In March 2014, Bowler and The Exchange’s CEO, Brian O’Shea, announced a deal with former William Morris agent Graham Kaye and Lake Forest Entertainment’s Elliot Michael Smith to work on a biopic about Steve McQueen. The film will be partially based on the 2010 biography written by Marshall Terrill entitled, “Steve McQueen: The Life and Legend of a Hollywood Icon”. Bowler will serve as a producer and financier for the film.

The Exchange announced, in May 2014, a deal to produce, package and sell a big budget reboot of Kickboxer, the classic 1989 action film. Jeff Bowler and Brian O’Shea are executive producers for the film, and martial artist and stunt man Alain Moussi will debut as the leading actor.

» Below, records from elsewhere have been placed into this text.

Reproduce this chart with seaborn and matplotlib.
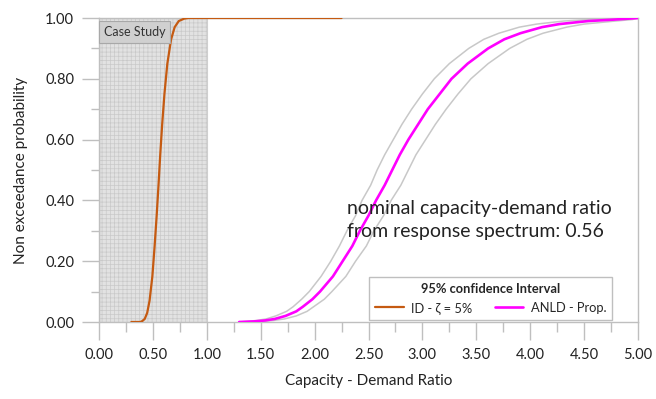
import numpy as np
import pandas as pd
import matplotlib
matplotlib.use("Agg")
import matplotlib.pyplot as plt
import seaborn as sns
from matplotlib.ticker import MultipleLocator, FormatStrFormatter
from matplotlib.patches import Rectangle
from matplotlib.lines import Line2D

# ---- data ----
id_x = [0.30, 0.38, 0.397, 0.424, 0.447, 0.469, 0.495, 0.516, 0.535, 0.552,
        0.568, 0.586, 0.607, 0.634, 0.669, 0.702, 0.740, 0.791, 0.83, 2.25]
id_p = [0.00, 0.00, 0.002, 0.01, 0.03, 0.07, 0.15, 0.25, 0.35, 0.45,
        0.55, 0.65, 0.75, 0.85, 0.93, 0.97, 0.99, 0.998, 1.00, 1.00]

anld_p = [0.000, 0.002, 0.005, 0.01, 0.02, 0.035, 0.05, 0.075, 0.10, 0.15,
          0.20, 0.25, 0.30, 0.35, 0.40, 0.45, 0.50, 0.55, 0.60, 0.65,
          0.70, 0.75, 0.80, 0.85, 0.90, 0.93, 0.95, 0.97, 0.98, 0.99,
          0.995, 1.000]
anld_mid = [1.30, 1.44, 1.54, 1.63, 1.73, 1.83, 1.89, 1.98, 2.05, 2.17,
            2.26, 2.35, 2.42, 2.50, 2.57, 2.65, 2.72, 2.79, 2.87, 2.96,
            3.05, 3.16, 3.27, 3.42, 3.61, 3.76, 3.91, 4.11, 4.27, 4.54,
            4.79, 5.00]
anld_upper = [1.30, 1.37, 1.46, 1.55, 1.64, 1.74, 1.80, 1.88, 1.95, 2.06,
              2.15, 2.23, 2.30, 2.38, 2.44, 2.52, 2.58, 2.65, 2.73, 2.81,
              2.90, 3.00, 3.11, 3.25, 3.43, 3.57, 3.71, 3.90, 4.06, 4.31,
              4.55, 5.00]
anld_lower = [1.30, 1.52, 1.62, 1.72, 1.83, 1.93, 1.99, 2.09, 2.16, 2.29,
              2.38, 2.48, 2.55, 2.64, 2.71, 2.80, 2.87, 2.94, 3.03, 3.12,
              3.22, 3.33, 3.45, 3.61, 3.81, 3.97, 4.12, 4.34, 4.50, 4.79,
              4.95, 5.00]

x_ticks = [0.0, 0.5, 1.0, 1.5, 2.0, 2.5, 3.0, 3.5, 4.0, 4.5, 5.0]
y_ticks = [0.0, 0.2, 0.4, 0.6, 0.8, 1.0]

# ---- style ----
sns.set_style("white")
plt.rcParams["font.family"] = ["Lato", "DejaVu Sans"]
plt.rcParams["hatch.linewidth"] = 0.5

fig = plt.figure(figsize=(6.56, 3.99), dpi=100)
ax = fig.add_axes([99/656, 1-322/399, (638-99)/656, (322-18)/399])

GRAY = "#bfbfbf"
ORANGE = "#c55a11"
MAGENTA = "#ff00ff"

# shaded case-study region
ax.add_patch(Rectangle((0, 0), 1.0, 1.0, facecolor="#e2e2e2", edgecolor="#c9c9c9",
                       hatch="++++", lw=0, zorder=0))
ax.add_patch(Rectangle((0, 0), 1.0, 1.0, facecolor="none", edgecolor="#cfcfcf",
                       lw=0.8, zorder=0.5))

df_id = pd.DataFrame({"x": id_x, "p": id_p})
df_mid = pd.DataFrame({"x": anld_mid, "p": anld_p})
df_up = pd.DataFrame({"x": anld_upper, "p": anld_p})
df_lo = pd.DataFrame({"x": anld_lower, "p": anld_p})

sns.lineplot(data=df_up, x="x", y="p", ax=ax, color="#c8c8c8", lw=1.1, sort=False, zorder=2)
sns.lineplot(data=df_lo, x="x", y="p", ax=ax, color="#c8c8c8", lw=1.1, sort=False, zorder=2)
sns.lineplot(data=df_mid, x="x", y="p", ax=ax, color=MAGENTA, lw=1.9, sort=False, zorder=3)
sns.lineplot(data=df_id, x="x", y="p", ax=ax, color=ORANGE, lw=1.6, sort=False, zorder=4)

ax.set_xlim(0, 5)
ax.set_ylim(0, 1)
ax.set_xticks(x_ticks)
ax.set_yticks(y_ticks)
ax.xaxis.set_minor_locator(MultipleLocator(0.25))
ax.yaxis.set_minor_locator(MultipleLocator(0.1))
ax.xaxis.set_major_formatter(FormatStrFormatter("%.2f"))
ax.yaxis.set_major_formatter(FormatStrFormatter("%.2f"))

for s in ax.spines.values():
    s.set_color(GRAY)
    s.set_linewidth(1.0)

ax.tick_params(axis="x", which="major", direction="out", length=13, width=1.0,
               color=GRAY, labelsize=10.5, labelcolor="#222222", pad=6)
ax.tick_params(axis="x", which="minor", direction="out", length=7, width=1.0, color=GRAY)
ax.tick_params(axis="y", which="major", direction="out", length=12, width=1.0,
               color=GRAY, labelsize=10.5, labelcolor="#222222", pad=6)
ax.tick_params(axis="y", which="minor", direction="out", length=6, width=1.0, color=GRAY)
ax.tick_params(bottom=True, left=True, which="both")

ax.set_xlabel("Capacity - Demand Ratio", fontsize=11, color="#222222", labelpad=8)
ax.set_ylabel("Non exceedance probability", fontsize=11, color="#222222", labelpad=12)

# Case Study label
ax.text(0.045, 0.975, "Case Study", fontsize=9, color="#333333", va="top", ha="left",
        bbox=dict(boxstyle="square,pad=0.4", facecolor="#d0d0d0", edgecolor="#a8a8a8", lw=0.8),
        zorder=5)

# annotation
ax.text(2.30, 0.335, "nominal capacity-demand ratio\nfrom response spectrum: 0.56",
        fontsize=14, color="#222222", ha="left", va="center", linespacing=1.45, zorder=5)

# legend
handles = [Line2D([0], [0], color=ORANGE, lw=1.6),
           Line2D([0], [0], color=MAGENTA, lw=1.9)]
leg = ax.legend(handles, ["ID - ζ = 5%", "ANLD - Prop."], ncol=2,
                title="95% confidence Interval", loc="lower right",
                bbox_to_anchor=((612-99)/539, 0.008), borderaxespad=0,
                fontsize=9.3, title_fontsize=9.3,
                frameon=True, fancybox=False, edgecolor=GRAY, framealpha=1,
                borderpad=0.45, handlelength=2.2, columnspacing=1.7, handletextpad=0.6)
leg.get_title().set_fontweight("bold")
leg.get_frame().set_linewidth(1.0)
leg.set_zorder(6)

fig.savefig("out.png", dpi=100)
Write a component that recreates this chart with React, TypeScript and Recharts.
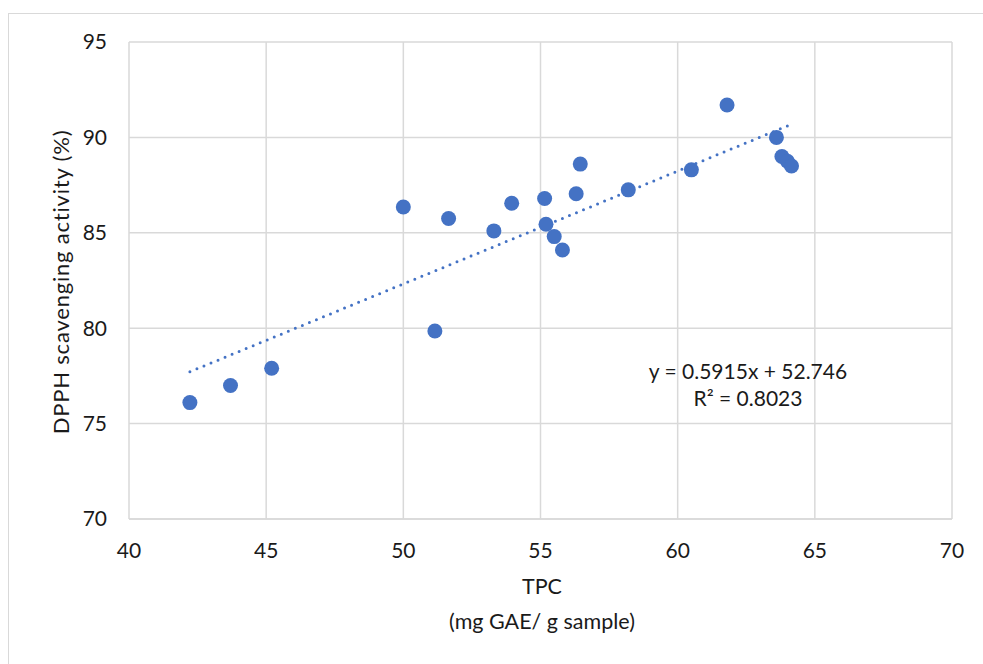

In May 2015, it was announced that a second Three Stooges film was in development, a sequel to the 2012 movie from 20th Century Fox. Bowler, along with O’Shea, are amongst the producers.

====Television====
In January 2015, the US cable network Reelz purchased 104 episodes of Celebrated from Bowler and The Exchange. Celebrated is a half-hour weekday show profiling celebrities such as Halle Berry, Angelina Jolie, Russell Crowe and others, produced by Reboot TV. The program was the first deal made by Bowler & O’Shea since launching the company’s TV development division. Bowler is an executive producer on the series.

===Storyboard Media===
In 2016, Jeff Bowler accepted an offer to become the CEO of Storyboard Media, a film and TV production, finance, and global sales company.

==Personal life==
Jeff Bowler lives in the greater Los Angeles area. Jeff has four children whom he has been raising on his own since his early 20s.